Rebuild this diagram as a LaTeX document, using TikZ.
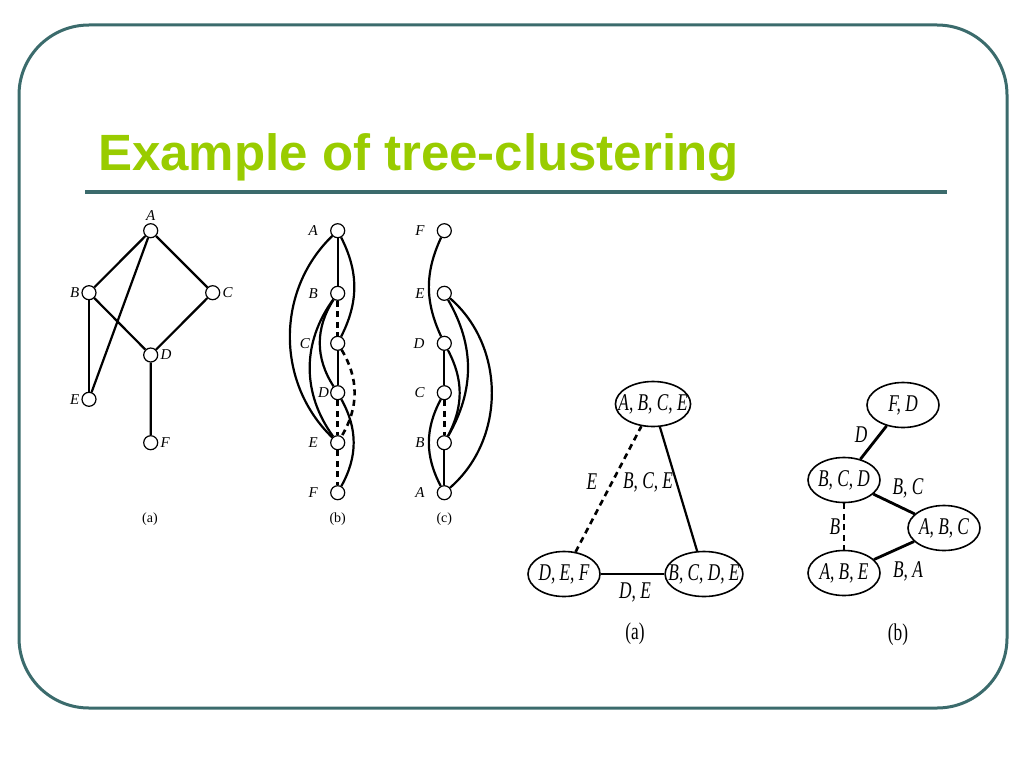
\documentclass[tikz,border=0pt]{standalone}
\usepackage{fontspec}
\usepackage{graphicx}
\setmainfont{Liberation Serif}
\newfontfamily\titlefont{Liberation Sans}
\usetikzlibrary{shapes.geometric}
\definecolor{frameteal}{HTML}{3B6B6C}
\definecolor{titlegreen}{HTML}{99CC00}
\tikzset{
  vtx/.style={circle, draw, fill=white, minimum size=14pt, inner sep=0pt, line width=1.2pt,
    label distance=1pt},
  vlab/.style={inner sep=2pt, font=\fontsize{15}{17}\selectfont\itshape},
  every label/.style={vlab},
  link/.style={line width=2.2pt},
  induced/.style={line width=2.6pt, dash pattern=on 6pt off 4.5pt},
  clust/.style={ellipse, draw, line width=1.6pt, minimum width=72pt, minimum height=45pt,
    inner xsep=-8pt, inner ysep=0pt, font=\fontsize{24}{26}\selectfont\itshape},
  seplab/.style={inner sep=0pt, font=\fontsize{24}{26}\selectfont\itshape},
  captext/.style={inner sep=0pt, font=\fontsize{14}{16}\selectfont},
  bigcap/.style={inner sep=0pt, font=\fontsize{24}{26}\selectfont},
  frameline/.style={line width=3pt, color=frameteal}
}
\newcommand{\sqz}[1]{\scalebox{0.72}[1]{#1}}

\begin{document}
\begin{tikzpicture}[x=1pt, y=-1pt]
\useasboundingbox (0,0) rectangle (1024,768);
\draw[frameline, rounded corners=70pt] (19,25) rectangle (1007,708);
\node[anchor=base west, inner sep=0pt, text=titlegreen,
  font=\titlefont\bfseries\fontsize{51}{60}\selectfont] (title) at (98,170) {Example of tree-clustering};
\draw[frameline, line width=4pt] (85,192) -- (947,192);

% (a) constraint graph
\node[vtx, label={[vlab]above:A}] (aA) at (150.7,230.7) {};
\node[vtx, label={[vlab]left:B}] (aB) at (89,292.7) {};
\node[vtx, label={[vlab]right:C}] (aC) at (212.7,292.7) {};
\node[vtx, label={[vlab]right:D}] (aD) at (150.7,355) {};
\node[vtx, label={[vlab]left:E}] (aE) at (89,399.3) {};
\node[vtx, label={[vlab]right:F}] (aF) at (150.7,442.7) {};
\draw[link] (aA) -- (aB) (aA) -- (aC) (aA) -- (aE) (aB) -- (aD) (aC) -- (aD) (aD) -- (aF);
\draw[link, line width=1.7pt] (aB) -- (aE);
\node[captext] (capa) at (150,519) {(a)};

% (b) ordering A..F
\node[vtx, label={[vlab, label distance=10pt]left:A}] (bA) at (337.7,230.7) {};
\node[vtx, label={[vlab, label distance=10pt]left:B}] (bB) at (337.7,293.3) {};
\node[vtx, label={[vlab, label distance=18pt]left:C}] (bC) at (337.7,343.3) {};
\node[vtx, label={[vlab, label distance=-1pt]left:D}] (bD) at (337.7,392.7) {};
\node[vtx, label={[vlab, label distance=10pt]left:E}] (bE) at (337.7,442.7) {};
\node[vtx, label={[vlab, label distance=10pt]left:F}] (bF) at (337.7,492.7) {};
\draw[link] (bA) -- (bB) (bC) -- (bD);
\draw[induced] (bB) -- (bC) (bD) -- (bE) (bE) -- (bF);
\draw[link] (bA) to[bend right=46] (bE);
\draw[link] (bB) to[bend right=36] (bE);
\draw[link] (bB) to[bend right=33] (bD);
\draw[link] (bA) to[bend left=27] (bC);
\draw[link] (bD) to[bend left=29] (bF);
\draw[induced] (bC) to[bend left=31] (bE);
\node[captext] (capb) at (337.7,519) {(b)};

% (c) ordering F..A
\node[vtx, label={[vlab, label distance=10pt]left:F}] (cF) at (444.3,230.7) {};
\node[vtx, label={[vlab, label distance=10pt]left:E}] (cE) at (444.3,293.3) {};
\node[vtx, label={[vlab, label distance=10pt]left:D}] (cD) at (444.3,343.3) {};
\node[vtx, label={[vlab, label distance=10pt]left:C}] (cC) at (444.3,392.7) {};
\node[vtx, label={[vlab, label distance=10pt]left:B}] (cB) at (444.3,442.7) {};
\node[vtx, label={[vlab, label distance=10pt]left:A}] (cA) at (444.3,492.7) {};
\draw[link] (cD) -- (cC) (cB) -- (cA);
\draw[induced] (cC) -- (cB);
\draw[link] (cF) to[bend right=25] (cD);
\draw[link] (cC) to[bend right=28] (cA);
\draw[link] (cD) to[bend left=28] (cB);
\draw[link] (cE) to[bend left=30] (cB);
\draw[link] (cE) to[bend left=49] (cA);
\node[captext] (capc) at (444.3,519) {(c)};

% tree (a)
\node[clust] (abce) at (653,404) {\sqz{A, B, C, E}};
\node[clust] (def) at (564,574) {\sqz{D, E, F}};
\node[clust] (bcde) at (704,574) {\sqz{B, C, D, E}};
\draw[induced] (def) -- (abce);
\draw[link] (abce) -- (bcde);
\draw[link, line width=2.8pt] (def) -- (bcde);
\node[seplab] (sepE) at (592,482) {\sqz{E}};
\node[seplab] (sepBCE) at (648,482) {\sqz{B, C, E}};
\node[seplab] (sepDE) at (635,592) {\sqz{D, E}};
\node[bigcap] (capta) at (635,634) {\sqz{(a)}};

% tree (b)
\node[clust] (fd) at (903,405) {\sqz{F, D}};
\node[clust] (bcd) at (844,480) {\sqz{B, C, D}};
\node[clust] (abc) at (944,528) {\sqz{A, B, C}};
\node[clust] (abe) at (844,573) {\sqz{A, B, E}};
\draw[link, line width=2.8pt] (fd) -- (bcd);
\draw[link, line width=2.8pt] (bcd) -- (abc);
\draw[link, line width=2.8pt] (abc) -- (abe);
\draw[induced] (bcd) -- (abe);
\node[seplab] (sepD) at (861,435) {\sqz{D}};
\node[seplab] (sepBC) at (908,488) {\sqz{B, C}};
\node[seplab] (sepB) at (835,527) {\sqz{B}};
\node[seplab] (sepBA) at (908,571) {\sqz{B, A}};
\node[bigcap] (captb) at (898,635) {\sqz{(b)}};
\end{tikzpicture}
\end{document}
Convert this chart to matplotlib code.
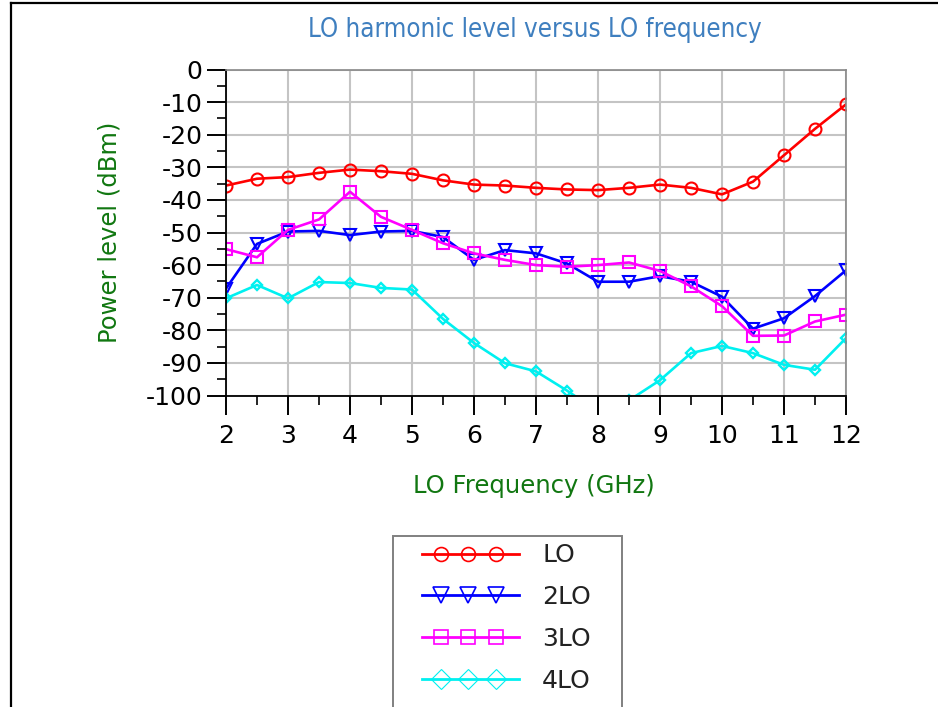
import numpy as np
import matplotlib
matplotlib.use("Agg")
import matplotlib.pyplot as plt
from matplotlib.lines import Line2D
from matplotlib.legend_handler import HandlerBase

plt.rcParams['axes.unicode_minus'] = False
plt.rcParams['font.family'] = ['DejaVu Sans']

# ---- data ----
freq = [2, 2.5, 3, 3.5, 4, 4.5, 5, 5.5, 6, 6.5, 7, 7.5, 8, 8.5, 9, 9.5, 10, 10.5, 11, 11.5, 12]
lo1 = [-35.6, -33.5, -33.0, -31.7, -30.7, -31.2, -32.0, -34.0, -35.3, -35.6, -36.3,
       -36.8, -37.0, -36.3, -35.3, -36.3, -38.3, -34.4, -26.3, -18.2, -10.7]
lo2 = [-67.2, -53.5, -49.7, -49.5, -50.8, -49.7, -49.5, -51.4, -58.4, -55.4, -56.4,
       -59.5, -65.1, -65.1, -63.4, -65.1, -69.7, -79.5, -76.3, -69.5, -61.6]
lo3 = [-55.1, -57.6, -49.2, -46.0, -37.5, -45.2, -49.2, -53.3, -56.4, -58.4, -60.0,
       -60.5, -60.0, -59.2, -61.8, -66.5, -72.6, -81.7, -81.6, -77.3, -75.2]
lo4 = [-70.2, -66.1, -70.2, -65.2, -65.5, -67.0, -67.5, -76.5, -83.9, -90.1, -92.6,
       -98.5, -105.0, -101.5, -95.3, -87.0, -84.8, -87.0, -90.6, -92.1, -82.4]
series_labels = ["LO", "2LO", "3LO", "4LO"]
xticks = [2, 3, 4, 5, 6, 7, 8, 9, 10, 11, 12]
yticks = [0, -10, -20, -30, -40, -50, -60, -70, -80, -90, -100]

W, H = 938, 707
fig = plt.figure(figsize=(W / 100, H / 100), dpi=100)
ax = fig.add_axes([226 / W, 1 - 395.5 / H, (846 - 226) / W, (395.5 - 69.5) / H])

styles = [
    dict(color='#ff0000', marker='o', ms=8.6, mew=1.5),
    dict(color='#0000ff', marker='v', ms=8.6, mew=1.5),
    dict(color='#ff00ff', marker='s', ms=8.0, mew=1.5),
    dict(color='#00f0f0', marker='D', ms=5.4, mew=1.7),
]
legend_ms = [10, 11, 10, 9.8]
legend_mew = [1.2, 1.2, 1.2, 0.8]

lines = []
for ys, lab, st in zip([lo1, lo2, lo3, lo4], series_labels, styles):
    ln, = ax.plot(freq, ys, color=st['color'], lw=1.9, marker=st['marker'],
                  markersize=st['ms'], markeredgewidth=st['mew'],
                  fillstyle='none', label=lab)
    lines.append(ln)

ax.set_xlim(2, 12)
ax.set_ylim(-100, 0)
ax.set_xticks(xticks)
ax.set_xticklabels([str(v) for v in xticks])
ax.set_yticks(yticks)
ax.set_yticklabels([str(v) for v in yticks])
ax.set_xticks(np.arange(2.5, 12, 1.0), minor=True)
ax.set_yticks(np.arange(-95, 0, 10.0), minor=True)
ax.tick_params(which='major', direction='out', length=13.7, width=1.4, pad=3.2,
               labelsize=18, color='black')
ax.tick_params(axis='x', which='major', pad=6.5)
ax.tick_params(which='minor', direction='out', length=6.8, width=1.2, color='black')

ax.grid(True, which='major', color='#c4c4c4', lw=1.5)
ax.set_axisbelow(True)
for s in ['left', 'bottom']:
    ax.spines[s].set_color('black')
    ax.spines[s].set_linewidth(1.3)
for s in ['top', 'right']:
    ax.spines[s].set_color('#888888')
    ax.spines[s].set_linewidth(1.2)

# ---- texts ----
fig.text(535 / W, 1 - 30 / H, "LO harmonic level versus LO frequency",
         ha='center', va='center', fontsize=18.5, color='#3f7fbf',
         fontstretch='condensed')
fig.text(534 / W, 1 - 486 / H, "LO Frequency (GHz)", ha='center', va='center',
         fontsize=17.5, color='#117711')
fig.text(110 / W, 1 - 232.5 / H, "Power level (dBm)", ha='center', va='center',
         rotation=90, fontsize=17.5, color='#117711')

# ---- figure border ----
fig.add_artist(Line2D([11 / W, 11 / W], [0, 1 - 3 / H], transform=fig.transFigure,
                      color='black', lw=1.6))
fig.add_artist(Line2D([11 / W, 1], [1 - 3 / H, 1 - 3 / H], transform=fig.transFigure,
                      color='black', lw=1.6))


# ---- legend ----
class ThreeMarkHandler(HandlerBase):
    def __init__(self, ms, mew):
        super().__init__()
        self.ms = ms
        self.mew = mew

    def create_artists(self, legend, orig, xdescent, ydescent, width, height,
                       fontsize, trans):
        y = height / 2 - ydescent
        x0 = -xdescent
        ln = Line2D([x0 + 0.18 * width, x0 + width], [y, y],
                    color=orig.get_color(), lw=2.0)
        xm = [x0 + f * width for f in (0.34, 0.569, 0.805)]
        mk = Line2D(xm, [y] * 3, linestyle='none', marker=orig.get_marker(),
                    markersize=self.ms, markeredgewidth=self.mew,
                    markeredgecolor=orig.get_color(), fillstyle='none')
        ln.set_transform(trans)
        mk.set_transform(trans)
        return [ln, mk]


blank = Line2D([], [], linestyle='none')
hmap = {ln: ThreeMarkHandler(ms, mew) for ln, ms, mew in zip(lines, legend_ms, legend_mew)}
leg = fig.legend(lines + [blank], series_labels + [' '], loc='upper left',
                 bbox_to_anchor=(393 / W, 0, 229 / W, 1 - 535.7 / H),
                 bbox_transform=fig.transFigure, mode='expand', borderaxespad=0,
                 borderpad=0.31, handlelength=4.73, handletextpad=0.92,
                 labelspacing=0.71, prop=dict(size=18), frameon=True,
                 fancybox=False, edgecolor='#808080', framealpha=1,
                 handler_map=hmap)
leg.get_frame().set_linewidth(1.4)
for t in leg.get_texts():
    t.set_color('#222222')

fig.savefig("out.png", dpi=100)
━━━━━━
» GIVEN EXERCISE:
Looking at the records above, work out how many lines include the string "this". Give the number and nothing else.

» SOLUTION:
2